The first time I saw the show was three days after the Tony Awards, and while the energy in the audience was amazing, my enjoyment was also coloured by the fact that it was my first theatrical experience in more than half a decade. I’ve never been a fan of big, showy performances, but this one had just enough depth to hold my attention. And the showy numbers worked in the context of the musical, since it is meant to be Frank Abagnale Jr’s “show.” At that performance, the only song I knew was “Don’t Break the Rules,” because it had been performed at the Tony Awards. It’s unusual for me to not have any knowledge of a show prior to seeing it, but it definitely made this one a lot more fun. I’d forgotten how much I enjoyed experiencing a performance for the first time. And the most shocking part? My reaction after it was over: I’d see that again. I NEVER want to immediately see a show a second time. There’s always so much more out there to see. This one, though, I was quite happy to have a repeat viewing of.
So then came the second time. The plan for that day was a bit different, since I was planning on seeing the Catch Me If You Can matinee and the evening performance of Follies in the same day. Because the shows are so different, I wasn’t sure how seeing both in one day would affect my enjoyment. As it turns out, I had nothing to worry about. Our seats for Catch Me If You Can were further back, but also closer to centre stage than the first time, which changed the whole perspective. And if I thought that the first time was good, the second was absolutely spectacular. Because I had seen the show previously, this time I was able to focus on points other than the plot. Things like the dancers, the orchestra, the dancers, the costumes, and oh yeah, the dancers. I may have spent a disturbingly significant amount of time watching the dancers… who were phenomenal. And have legs that go on for miles… Sorry, slightly distracted by memories. Where was I? Oh yes, being able to pay attention to non-plot related moments. Right, dancers.
On to show number three. This time, I was seeing it with one person who had also seen it previously, and two people who were seeing it for the first time. It made for an intriguing mix. Our seats were in roughly the same area as the second time I’d seen the show, just a few rows forward, still just off centre. And this time I found myself paying attention to the technical side of the performance. Not in a way that was distracting from my enjoyment, but rather in a way that made me feel nostalgic for the days when I dreamed of working on a Broadway show. I found myself wondering where exactly the stage manager was sitting, what the backstage looked like, how the crew stored set pieces, etc. It was actually quite refreshing to watch a show from the perspective of both someone who had seen it before and someone who had once worked in technical theatre. Yes, maybe I picked up some moments that the average audience member wouldn’t have seen, but for me, it added to the experience. And getting to watch with friends who hadn’t seen it before didn’t hurt either.
The fourth and final time that I saw Catch Me If You Can was the closing performance.

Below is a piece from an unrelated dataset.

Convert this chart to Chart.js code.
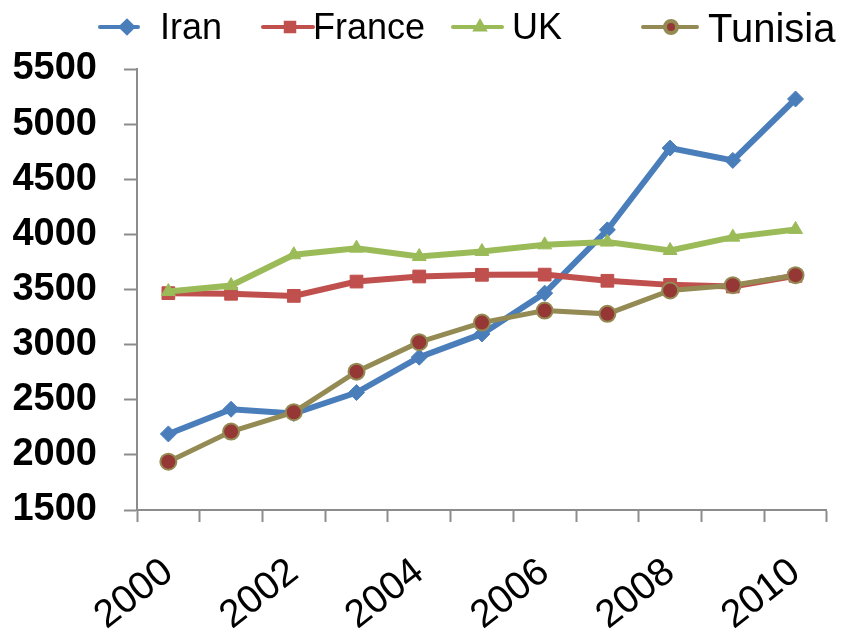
<!DOCTYPE html>
<html>
<head>
<meta charset="utf-8">
<script src="https://cdn.jsdelivr.net/npm/chart.js@4/dist/chart.umd.min.js"></script>
<style>
  html, body { margin: 0; padding: 0; background: #ffffff; }
  #wrap { width: 846px; height: 642px; }
</style>
</head>
<body>
<div id="wrap"><canvas id="chart" width="846" height="642"></canvas></div>
<script>
// Yearly values per country
const years   = ['2000', '2001', '2002', '2003', '2004', '2005', '2006', '2007', '2008', '2009', '2010'];
const iran    = [2190, 2414, 2375, 2565, 2886, 3097, 3467, 4041, 4783, 4671, 5228];
const france  = [3467, 3461, 3442, 3572, 3618, 3633, 3635, 3579, 3542, 3527, 3624];
const uk      = [3482, 3536, 3815, 3875, 3799, 3845, 3905, 3930, 3854, 3975, 4045];
const tunisia = [1938, 2211, 2387, 2755, 3022, 3200, 3309, 3279, 3491, 3539, 3630];

// Value axis range
const yMin = 1500;
const yMax = 5500;
const yStep = 500;

const FONT = '"Liberation Sans", Arial, "DejaVu Sans", sans-serif';
const AXIS_GREY = '#8c8c8c';

// Legend drawn across the top, each entry with its own line sample and font size
const topLegend = {
  id: 'topLegend',
  afterDraw(chart, args, opts) {
    const ctx = chart.ctx;
    opts.items.forEach((it, i) => {
      const ds = chart.data.datasets[i];
      ctx.save();
      ctx.strokeStyle = ds.borderColor;
      ctx.lineWidth = 4;
      ctx.lineCap = 'round';
      ctx.beginPath();
      ctx.moveTo(it.x0, opts.y);
      ctx.lineTo(it.x1, opts.y);
      ctx.stroke();
      ctx.fillStyle = ds.pointBackgroundColor;
      ctx.strokeStyle = ds.pointBorderColor;
      Chart.helpers.drawPoint(ctx, {
        pointStyle: ds.pointStyle,
        radius: it.r,
        borderWidth: ds.pointBorderWidth,
        rotation: 0
      }, it.mx, opts.y);
      ctx.fillStyle = '#000000';
      ctx.font = it.size + 'px ' + FONT;
      ctx.textBaseline = 'alphabetic';
      ctx.textAlign = 'left';
      ctx.fillText(ds.label, it.tx, it.base);
      ctx.restore();
    });
  }
};

new Chart(document.getElementById('chart'), {
  type: 'line',
  data: {
    labels: years,
    datasets: [
      {
        label: 'Iran', data: iran, order: 4,
        borderColor: '#4a7ebb', backgroundColor: '#4a7ebb',
        pointStyle: 'rectRot', pointRadius: 8,
        pointBackgroundColor: '#4a7ebb', pointBorderColor: '#4a7ebb', pointBorderWidth: 1,
        borderWidth: 6
      },
      {
        label: 'France', data: france, order: 3,
        borderColor: '#c0504d', backgroundColor: '#c0504d',
        pointStyle: 'rect', pointRadius: 9,
        pointBackgroundColor: '#c0504d', pointBorderColor: '#c0504d', pointBorderWidth: 1,
        borderWidth: 6
      },
      {
        label: 'UK', data: uk, order: 2,
        borderColor: '#9bbb59', backgroundColor: '#9bbb59',
        pointStyle: 'triangle', pointRadius: 8,
        pointBackgroundColor: '#9bbb59', pointBorderColor: '#9bbb59', pointBorderWidth: 1,
        borderWidth: 6
      },
      {
        label: 'Tunisia', data: tunisia, order: 1,
        borderColor: '#948a54', backgroundColor: '#953735',
        pointStyle: 'circle', pointRadius: 8,
        pointBackgroundColor: '#953735', pointBorderColor: '#948a54', pointBorderWidth: 2,
        borderWidth: 5
      }
    ]
  },
  options: {
    responsive: false,
    animation: false,
    devicePixelRatio: 1,
    layout: { padding: { top: 69, right: 9, left: 0, bottom: 0 } },
    elements: { line: { tension: 0 } },
    plugins: {
      legend: { display: false },
      tooltip: { enabled: false },
      topLegend: {
        y: 27,
        items: [
          { x0: 100, x1: 138, mx: 127, r: 6, tx: 160, size: 36, base: 39 },
          { x0: 263, x1: 313, mx: 290, r: 6, tx: 313, size: 36, base: 39 },
          { x0: 453, x1: 502, mx: 480, r: 5, tx: 512, size: 36, base: 39 },
          { x0: 643, x1: 697, mx: 671, r: 6, tx: 708, size: 40, base: 42 }
        ]
      }
    },
    scales: {
      x: {
        type: 'category',
        offset: true,
        afterFit(scale) { scale.height = 132; },
        border: { display: true, color: AXIS_GREY, width: 2 },
        grid: {
          display: true, offset: true, drawOnChartArea: false, drawTicks: true,
          tickLength: 12, tickColor: AXIS_GREY, tickWidth: 2
        },
        ticks: {
          autoSkip: false,
          minRotation: 38, maxRotation: 38,
          padding: 38,
          color: '#000000',
          font: { family: FONT, size: 39, weight: 'normal', lineHeight: 0.5 },
          callback(value, index) { return index % 2 === 0 ? years[index] : ''; }
        }
      },
      y: {
        min: yMin, max: yMax,
        afterFit(scale) { scale.width = 137; },
        border: { display: true, color: AXIS_GREY, width: 2 },
        grid: {
          display: true, drawOnChartArea: false, drawTicks: true,
          tickLength: 13, tickColor: AXIS_GREY, tickWidth: 2
        },
        ticks: {
          stepSize: yStep,
          padding: 27,
          color: '#000000',
          font: { family: FONT, size: 38, weight: 'bold' },
          callback(value) { return String(value); }
        }
      }
    }
  },
  plugins: [topLegend]
});
</script>
</body>
</html>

And that took a little bit of finagling. I didn’t really have the money to see it again, but the idea of seeing that final show had gotten lodged in my mind and I refused to give up on it. Solution: ask my mother for a ticket to it for my birthday (which was only a few days later). Although she initially didn’t want to, after a discussion involving, “You asked me what I wanted, I’m telling you,” I had my ticket.
I’d never been to a closing performance before, aside from shows I’ve worked on, so I only had a vague idea of what to expect. I was so wrong. I’d expected energy, but this was an already electrified audience that was then supercharged. From the moment the opening announcement began, it seemed that everyone sat just a little more forward. Places where I’ve never heard applause had the audience clapping. And the moments that have always had cheering, well, you can imagine. And I, who has first-hand experience in seeing what audience energy can do to a cast and crew, got to watch the show pick up that energy and start to feed it right back. It’s almost impossible for a cast to not savour every moment of a final performance, but it was truly amazing to actually watch it happen.
My favourite moments haven’t really changed from the first time I saw the show to the last. I love the look on Aaron Tveit’s face in the very first number, when he says, “A show!” and the music starts to play. Norbert Leo Butz’s energy in “Don’t Break the Rules” is contagious, and has the ability to make me feel exhausted even though I haven’t moved. “The Man Inside the Clues” gives me goosebumps every time, and “Christmas is My Favorite Time of Year” simultaneously makes me laugh and hurt. Kerry Butler’s “Fly Fly Away” is stunning, but the song that holds my heart is “Goodbye.” It’s the first song I heard from the show and my primary reason for seeing it the first time. And though I normally find it powerful and inspiring, I knew this time was going to be different. The song is about the end of Frank Abagnale Jr’s performance, leaving the roles he played as a con artist behind and moving forward as himself. Sound like acting to anyone else? It is a song that is just as descriptive of the end of a theatrical show as of a personal one.
It took two notes for me to start crying. And as anyone who knows me can attest, I don’t cry. “Goodbye,” which is so powerful to begin with, was raised to a level beyond anything I’ve ever experienced. During the song, there is a line, “I’ll walk into the sunset, I’ll sail across the sea, the final word, the last you’ll hear of me, of me, is goodbye!” and the sets clear, the lights go white, and Aaron Tveit is left singing what has essentially become the closing anthem of the show. And my heart completely broke. The song kept going, but all I could do was feel. The standing ovation at the conclusion of the song was almost inevitable. I’d normally complain loudly about that type of interruption to a performance, but at that moment, it wasn’t inappropriate. It was recognition, not only of the person performing, but of the show itself. And for me, having the opportunity to be in that audience and experience that number on that day, and hear it live one final time helped to alleviate the sadness I had felt about the show closing.
Up until that day, I still hadn’t figured out quite what it was about Catch Me If You Can that me connect with it as intensely as I did. On the train ride into New York City, I’d pondered the thought on twitter. And a friend who had been with me the third time I saw the show gave me the perfect answer. “Cause it’s happy and joyful and has a happy ending about unexpected possibilities…”
Sometimes, maybe once in a lifetime if you’re lucky, you find exactly the right thing at exactly the right time. It may be a book, a song, a person, a sunrise, anything at all, but it changes everything. For me, it was a big, showy musical that never quite reached it’s full potential. But it gave me back a part of myself that I hadn’t realised was missing. It truly and completely changed my life, and for that, I will be forever grateful that I was able to experience it.